The task>
Keep only the lines of the listing that include the word "chart", and copy them.

━━━ Data shown

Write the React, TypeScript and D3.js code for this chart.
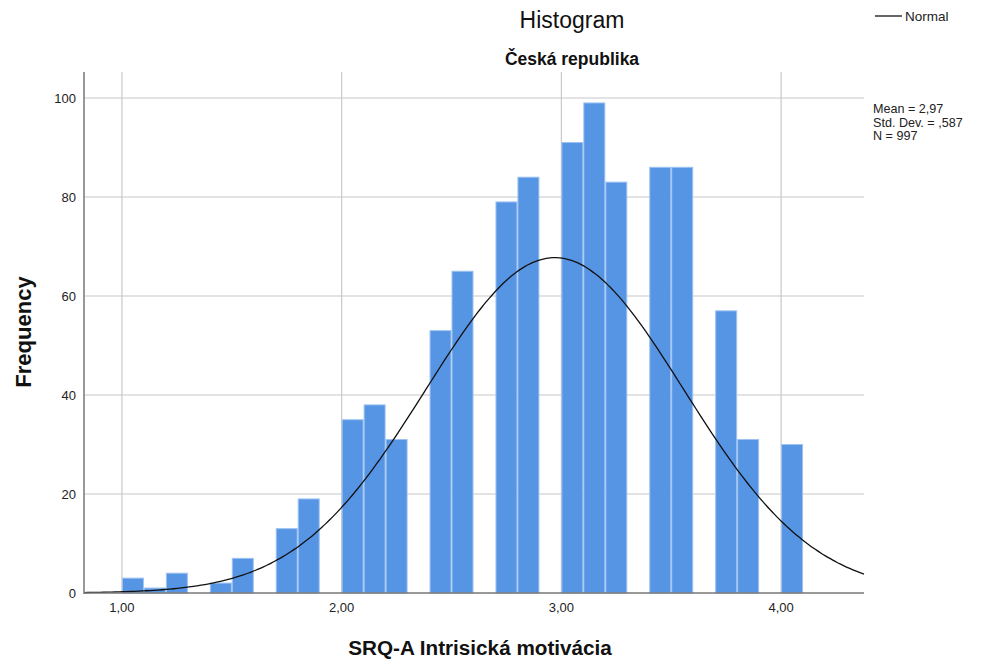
import { useEffect, useRef } from 'react';
import * as d3 from 'd3';

// bin lower edges (width 0.1) and counts
const binStarts = [1.0, 1.1, 1.2, 1.3, 1.4, 1.5, 1.6, 1.7, 1.8, 1.9, 2.0, 2.1, 2.2, 2.3, 2.4, 2.5, 2.6, 2.7, 2.8, 2.9, 3.0, 3.1, 3.2, 3.3, 3.4, 3.5, 3.6, 3.7, 3.8, 3.9, 4.0];
const binCounts = [3, 1, 4, 0, 2, 7, 0, 13, 19, 0, 35, 38, 31, 0, 53, 65, 0, 79, 84, 0, 91, 99, 83, 0, 86, 86, 0, 57, 31, 0, 30];
const binWidth = 0.1;

const xTicks = [1, 2, 3, 4];
const yTicks = [0, 20, 40, 60, 80, 100];

const mean = 2.97;
const stdDev = 0.587;
const n = 997;
const statLines = ['Mean = 2,97', 'Std. Dev. = ,587', 'N = 997'];

const W = 982;
const H = 662;
const FONT = '"Liberation Sans", Arial, sans-serif';

export default function App() {
  const svgRef = useRef<SVGSVGElement>(null);

  useEffect(() => {
    if (!svgRef.current) return;
    const svg = d3.select(svgRef.current);
    svg.selectAll('*').remove();

    const left = 84, right = 864, top = 72, bottom = 593;

    const x = d3.scaleLinear().domain([0.8273, 4.3773]).range([left, right]);
    const y = d3.scaleLinear().domain([0, 100]).range([bottom, 98]);

    const grid = svg.append('g');
    // horizontal gridlines
    grid.selectAll('line.h')
      .data(yTicks.filter(t => t > 0))
      .enter()
      .append('line')
      .attr('x1', left).attr('x2', right)
      .attr('y1', d => y(d)).attr('y2', d => y(d))
      .attr('stroke', '#c8c8c8').attr('stroke-width', 1.2);
    // vertical gridlines
    grid.selectAll('line.v')
      .data(xTicks)
      .enter()
      .append('line')
      .attr('x1', d => x(d)).attr('x2', d => x(d))
      .attr('y1', top).attr('y2', bottom)
      .attr('stroke', '#c8c8c8').attr('stroke-width', 1.2);

    // bars
    const bins = binStarts.map((s, i) => ({ s, c: binCounts[i] })).filter(d => d.c > 0);
    svg.append('g')
      .selectAll('rect')
      .data(bins)
      .enter()
      .append('rect')
      .attr('x', d => x(d.s) + 0.5)
      .attr('width', d => x(d.s + binWidth) - x(d.s) - 1)
      .attr('y', d => y(d.c))
      .attr('height', d => bottom - y(d.c))
      .attr('fill', '#5694e4')
      .attr('stroke', '#9cc2f2')
      .attr('stroke-width', 1);

    // fitted normal curve
    const [x0, x1] = x.domain();
    const xs = d3.range(0, 201).map(i => x0 + (x1 - x0) * i / 200);
    const expected = (v: number) =>
      n * binWidth * Math.exp(-0.5 * ((v - mean) / stdDev) ** 2) / (stdDev * Math.sqrt(2 * Math.PI));
    svg.append('path')
      .datum(xs)
      .attr('d', d3.line<number>().x(v => x(v)).y(v => y(expected(v))).curve(d3.curveBasis))
      .attr('fill', 'none')
      .attr('stroke', '#111')
      .attr('stroke-width', 1.3);

    // axis lines
    svg.append('line')
      .attr('x1', left).attr('x2', left).attr('y1', top).attr('y2', bottom + 1)
      .attr('stroke', '#777').attr('stroke-width', 1.5);
    svg.append('line')
      .attr('x1', left).attr('x2', right).attr('y1', bottom).attr('y2', bottom)
      .attr('stroke', '#777').attr('stroke-width', 1.5);

    // tick labels
    svg.append('g')
      .selectAll('text')
      .data(yTicks)
      .enter()
      .append('text')
      .attr('x', 76)
      .attr('y', d => y(d) + 5)
      .attr('text-anchor', 'end')
      .attr('font-family', FONT)
      .attr('font-size', 13)
      .attr('fill', '#222')
      .text(d => d);
    svg.append('g')
      .selectAll('text')
      .data(xTicks)
      .enter()
      .append('text')
      .attr('x', d => x(d))
      .attr('y', 612)
      .attr('text-anchor', 'middle')
      .attr('font-family', FONT)
      .attr('font-size', 13)
      .attr('fill', '#222')
      .text(d => d.toFixed(2).replace('.', ','));

    // titles
    svg.append('text')
      .attr('x', 572).attr('y', 28)
      .attr('text-anchor', 'middle')
      .attr('font-family', FONT).attr('font-size', 23)
      .attr('fill', '#111')
      .text('Histogram');
    svg.append('text')
      .attr('x', 572).attr('y', 65)
      .attr('text-anchor', 'middle')
      .attr('font-family', FONT).attr('font-size', 17.5).attr('font-weight', 'bold')
      .attr('fill', '#111')
      .text('Česká republika');
    svg.append('text')
      .attr('transform', `translate(31,${332}) rotate(-90)`)
      .attr('text-anchor', 'middle')
      .attr('font-family', FONT).attr('font-size', 22).attr('font-weight', 'bold')
      .attr('fill', '#111')
      .text('Frequency');
    svg.append('text')
      .attr('x', 480).attr('y', 655)
      .attr('text-anchor', 'middle')
      .attr('font-family', FONT).attr('font-size', 20.7).attr('font-weight', 'bold')
      .attr('fill', '#111')
      .text('SRQ-A Intrisická motivácia');

    // legend
    svg.append('line')
      .attr('x1', 875).attr('x2', 902).attr('y1', 16).attr('y2', 16)
      .attr('stroke', '#333').attr('stroke-width', 1.5);
    svg.append('text')
      .attr('x', 905).attr('y', 21)
      .attr('font-family', FONT).attr('font-size', 13.5)
      .attr('fill', '#222')
      .text('Normal');

    // stats
    svg.append('g')
      .selectAll('text')
      .data(statLines)
      .enter()
      .append('text')
      .attr('x', 873)
      .attr('y', (_, i) => 113 + i * 13.5)
      .attr('font-family', FONT).attr('font-size', 12.6)
      .attr('fill', '#222')
      .text(d => d);
  }, []);

  return (
    <svg
      ref={svgRef}
      width={W}
      height={H}
      style={{ position: 'absolute', left: 0, top: 0, background: '#fff' }}
    />
  );
}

━━━━━━

Response for this exercise>
Write the React, TypeScript and D3.js code for this chart.

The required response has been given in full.